▸ What to work on
Show all lines holding the string "chart".

▸ Data shown
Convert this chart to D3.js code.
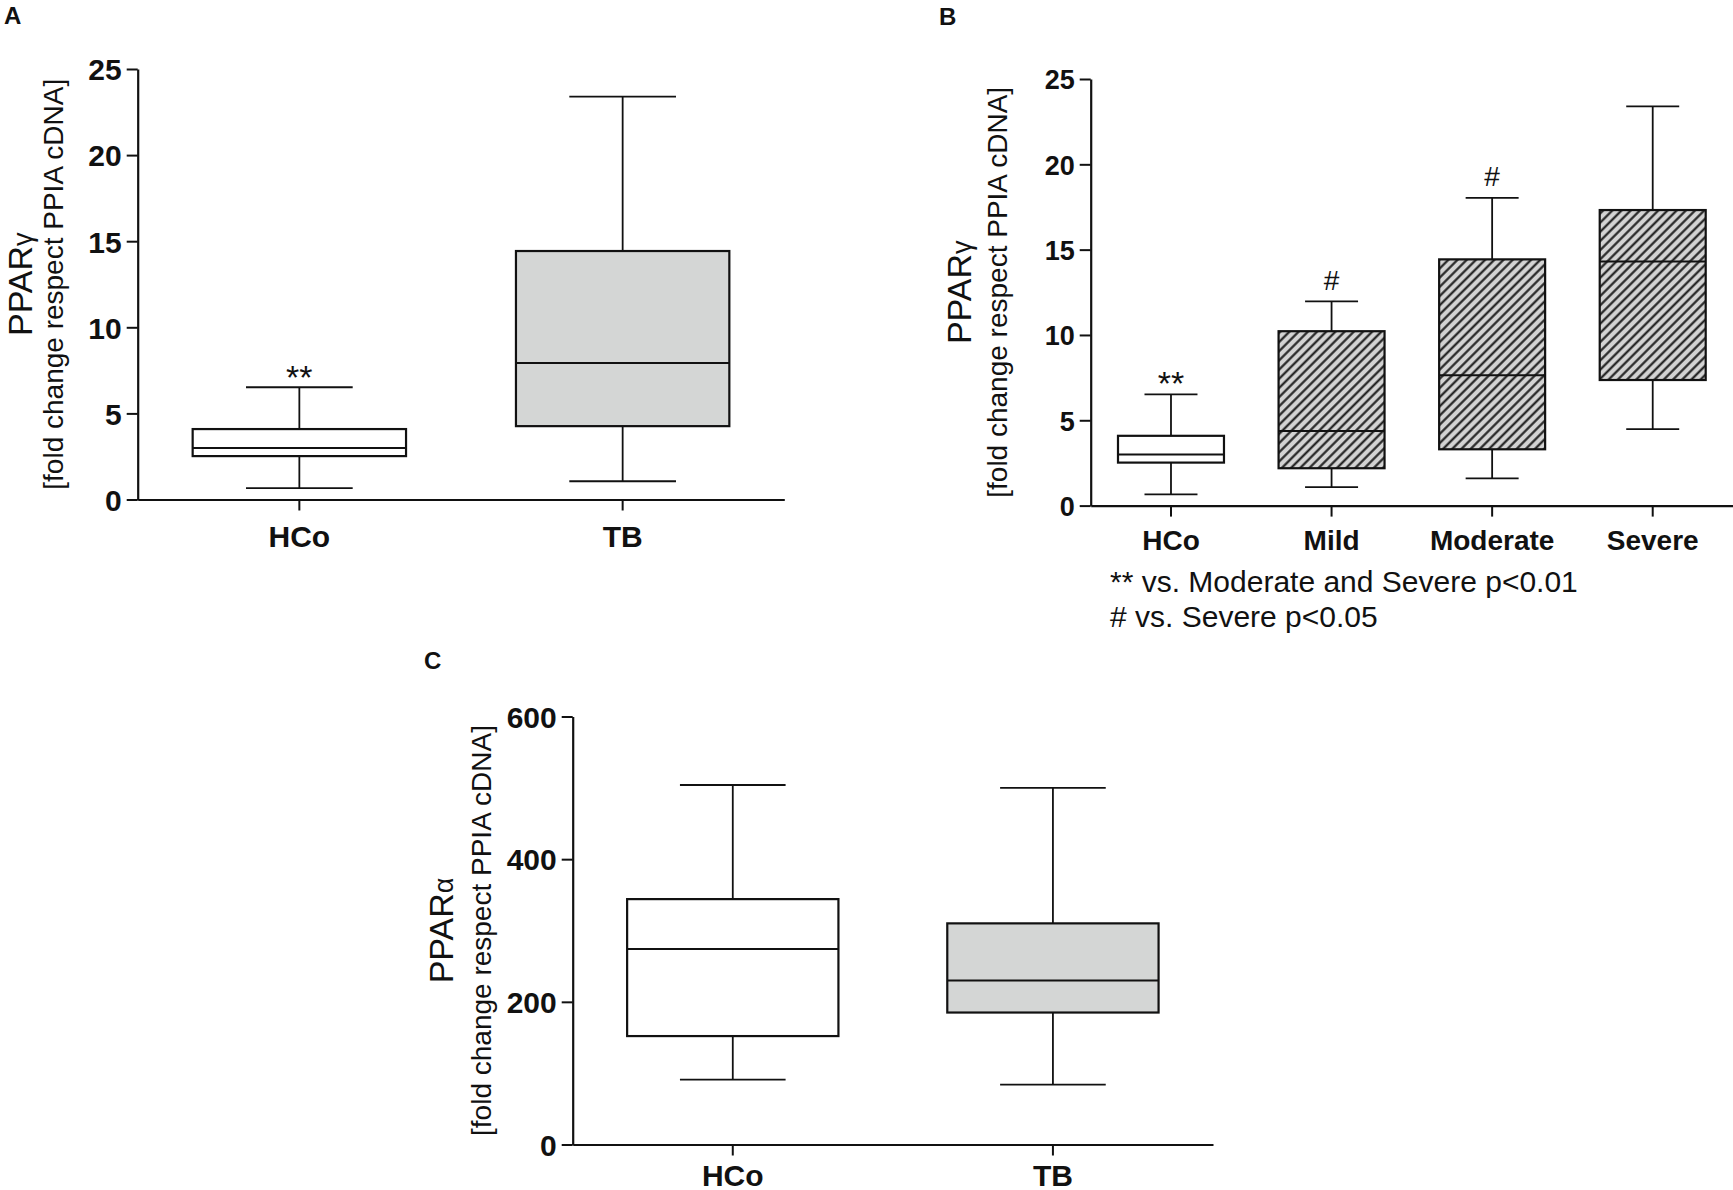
<!DOCTYPE html>
<html>
<head>
<meta charset="utf-8">
<script src="https://cdn.jsdelivr.net/npm/d3@7"></script>
<style>
    body { margin: 0; background: #fff; }
    svg { display: block; }
    text { font-family: "Liberation Sans", Arial, sans-serif; fill: #111; }
</style>
</head>
<body>
<div id="chart"></div>
<script>
// Panel A: PPARgamma, HCo vs TB
const groupsA = ["HCo", "TB"];
const lowA = [0.66, 1.06];
const q1A = [2.52, 4.26];
const medianA = [2.99, 7.92];
const q3A = [4.09, 14.43];
const highA = [6.52, 23.4];
const ticksA = [0, 5, 10, 15, 20, 25];
const fillsA = ["white", "gray"];
const notesA = [{ group: "HCo", text: "**", value: 7.63 }];

// Panel B: PPARgamma by severity
const groupsB = ["HCo", "Mild", "Moderate", "Severe"];
const lowB = [0.66, 1.08, 1.6, 4.48];
const q1B = [2.52, 2.19, 3.3, 7.36];
const medianB = [2.99, 4.37, 7.64, 14.31];
const q3B = [4.09, 10.22, 14.43, 17.32];
const highB = [6.52, 11.97, 18.03, 23.4];
const ticksB = [0, 5, 10, 15, 20, 25];
const fillsB = ["white", "hatch", "hatch", "hatch"];
const notesB = [
    { group: "HCo", text: "**", value: 7.7 },
    { group: "Mild", text: "#", value: 13.2 },
    { group: "Moderate", text: "#", value: 19.3 }
];
const footnotesB = ["** vs. Moderate and Severe p<0.01", "# vs. Severe p<0.05"];

// Panel C: PPARalpha, HCo vs TB
const groupsC = ["HCo", "TB"];
const lowC = [91, 84];
const q1C = [152, 185];
const medianC = [274, 230];
const q3C = [344, 310];
const highC = [504, 500];
const ticksC = [0, 200, 400, 600];
const fillsC = ["white", "gray"];

const width = 1733, height = 1190;
const ink = "#111";

const svg = d3.select("#chart").append("svg")
    .attr("width", width)
    .attr("height", height)
    .attr("viewBox", `0 0 ${width} ${height}`);

// diagonal hatch used by the disease groups in B
const hatchStep = 6.5;
const hatch = svg.append("defs").append("pattern")
    .attr("id", "hatch")
    .attr("patternUnits", "userSpaceOnUse")
    .attr("width", hatchStep)
    .attr("height", hatchStep)
    .attr("patternTransform", "rotate(45)");
hatch.append("rect").attr("width", hatchStep).attr("height", hatchStep).attr("fill", "#d3d3d3");
hatch.append("line")
    .attr("x1", hatchStep / 2).attr("y1", 0).attr("x2", hatchStep / 2).attr("y2", hatchStep)
    .attr("stroke", "#1a1a1a").attr("stroke-width", 2.1);

const fillColor = f => f === "hatch" ? "url(#hatch)" : f === "gray" ? "#d4d6d5" : "#fff";

function drawPanel(o) {
    const x = d3.scaleBand().domain(o.groups).range([o.left, o.right]);
    const y = d3.scaleLinear().domain([0, o.max]).range([o.bottom, o.top]);
    const g = svg.append("g");

    const bw = x.bandwidth() * 0.66;
    const cw = bw / 2;
    const stats = o.groups.map((grp, i) => ({
        grp, low: o.low[i], q1: o.q1[i], med: o.median[i], q3: o.q3[i], high: o.high[i], fill: o.fills[i]
    }));

    // y axis
    const yAxis = g.append("g")
        .attr("transform", `translate(${o.left},0)`)
        .call(d3.axisLeft(y).tickValues(o.ticks).tickSize(11).tickSizeOuter(0).tickPadding(5));
    yAxis.attr("font-family", null).attr("font-size", null);
    yAxis.select(".domain").attr("stroke", ink).attr("stroke-width", 2.2);
    yAxis.selectAll(".tick line").attr("stroke", ink).attr("stroke-width", 2);
    yAxis.selectAll(".tick text")
        .style("font-size", o.tickFont + "px")
        .style("font-weight", "bold")
        .attr("dy", "0.36em");

    // x axis
    const xAxis = g.append("g")
        .attr("transform", `translate(0,${o.bottom})`)
        .call(d3.axisBottom(x).tickSize(11).tickSizeOuter(0));
    xAxis.attr("font-family", null).attr("font-size", null);
    xAxis.select(".domain").attr("stroke", ink).attr("stroke-width", 2.2);
    xAxis.selectAll(".tick line").attr("stroke", ink).attr("stroke-width", 2);
    xAxis.selectAll(".tick text")
        .style("font-size", o.labelFont + "px")
        .style("font-weight", "bold")
        .attr("y", o.labelY)
        .attr("dy", 0);

    const box = g.selectAll(".box")
        .data(stats)
        .join("g")
        .attr("class", "box")
        .attr("transform", d => `translate(${x(d.grp) + x.bandwidth() / 2},0)`);

    box.append("line")
        .attr("y1", d => y(d.high)).attr("y2", d => y(d.q3))
        .attr("stroke", ink).attr("stroke-width", 1.8);
    box.append("line")
        .attr("y1", d => y(d.q1)).attr("y2", d => y(d.low))
        .attr("stroke", ink).attr("stroke-width", 1.8);
    box.append("line")
        .attr("x1", -cw / 2).attr("x2", cw / 2)
        .attr("y1", d => y(d.high)).attr("y2", d => y(d.high))
        .attr("stroke", ink).attr("stroke-width", 1.8);
    box.append("line")
        .attr("x1", -cw / 2).attr("x2", cw / 2)
        .attr("y1", d => y(d.low)).attr("y2", d => y(d.low))
        .attr("stroke", ink).attr("stroke-width", 1.8);
    box.append("rect")
        .attr("x", -bw / 2)
        .attr("width", bw)
        .attr("y", d => y(d.q3))
        .attr("height", d => y(d.q1) - y(d.q3))
        .attr("fill", d => fillColor(d.fill))
        .attr("stroke", ink)
        .attr("stroke-width", 2.2);
    box.append("line")
        .attr("x1", -bw / 2).attr("x2", bw / 2)
        .attr("y1", d => y(d.med)).attr("y2", d => y(d.med))
        .attr("stroke", ink).attr("stroke-width", 2);

    // significance marks
    g.selectAll(".note")
        .data(o.notes || [])
        .join("text")
        .attr("class", "note")
        .attr("x", d => x(d.group) + x.bandwidth() / 2)
        .attr("y", d => y(d.value))
        .attr("dy", d => d.text === "#" ? "0.36em" : "0.6em")
        .attr("text-anchor", "middle")
        .style("font-size", d => d.text === "#" ? "28px" : "34px")
        .text(d => d.text);

    // axis titles
    const midY = (o.top + o.bottom) / 2;
    const title = g.append("text")
        .attr("transform", `translate(${o.left + o.titleDx},${midY}) rotate(-90)`)
        .attr("text-anchor", "middle")
        .style("font-size", "34px");
    title.append("tspan").text(o.title);
    title.append("tspan").style("font-size", "27px").text(o.greek);
    g.append("text")
        .attr("transform", `translate(${o.left + o.subDx},${midY}) rotate(-90)`)
        .attr("text-anchor", "middle")
        .style("font-size", "28px")
        .text("[fold change respect PPIA cDNA]");

    // panel letter
    g.append("text")
        .attr("x", o.letterX)
        .attr("y", o.letterY)
        .style("font-size", "24px")
        .style("font-weight", "bold")
        .text(o.letter);
}

drawPanel({
    letter: "A", letterX: 4, letterY: 24,
    groups: groupsA, low: lowA, q1: q1A, median: medianA, q3: q3A, high: highA,
    fills: fillsA, notes: notesA, ticks: ticksA, max: 25,
    left: 137.7, right: 784.3, top: 69, bottom: 499.5,
    tickFont: 30, labelFont: 30, labelY: 47,
    title: "PPAR", greek: "γ", titleDx: -106, subDx: -75
});

drawPanel({
    letter: "B", letterX: 939, letterY: 25,
    groups: groupsB, low: lowB, q1: q1B, median: medianB, q3: q3B, high: highB,
    fills: fillsB, notes: notesB, ticks: ticksB, max: 25,
    left: 1090.7, right: 1733, top: 79, bottom: 505.6,
    tickFont: 27, labelFont: 28, labelY: 44,
    title: "PPAR", greek: "γ", titleDx: -120, subDx: -84
});

drawPanel({
    letter: "C", letterX: 424, letterY: 669,
    groups: groupsC, low: lowC, q1: q1C, median: medianC, q3: q3C, high: highC,
    fills: fillsC, notes: [], ticks: ticksC, max: 600,
    left: 572.7, right: 1213, top: 716.5, bottom: 1144.5,
    tickFont: 30, labelFont: 30, labelY: 41,
    title: "PPAR", greek: "α", titleDx: -120, subDx: -82
});

// footnote under panel B
svg.selectAll(".footnote")
    .data(footnotesB)
    .join("text")
    .attr("class", "footnote")
    .attr("x", 1110)
    .attr("y", (d, i) => 592 + i * 35)
    .style("font-size", "30px")
    .text(d => d);
</script>
</body>
</html>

▸ Result
Convert this chart to D3.js code.
<div id="chart"></div>
const svg = d3.select("#chart").append("svg")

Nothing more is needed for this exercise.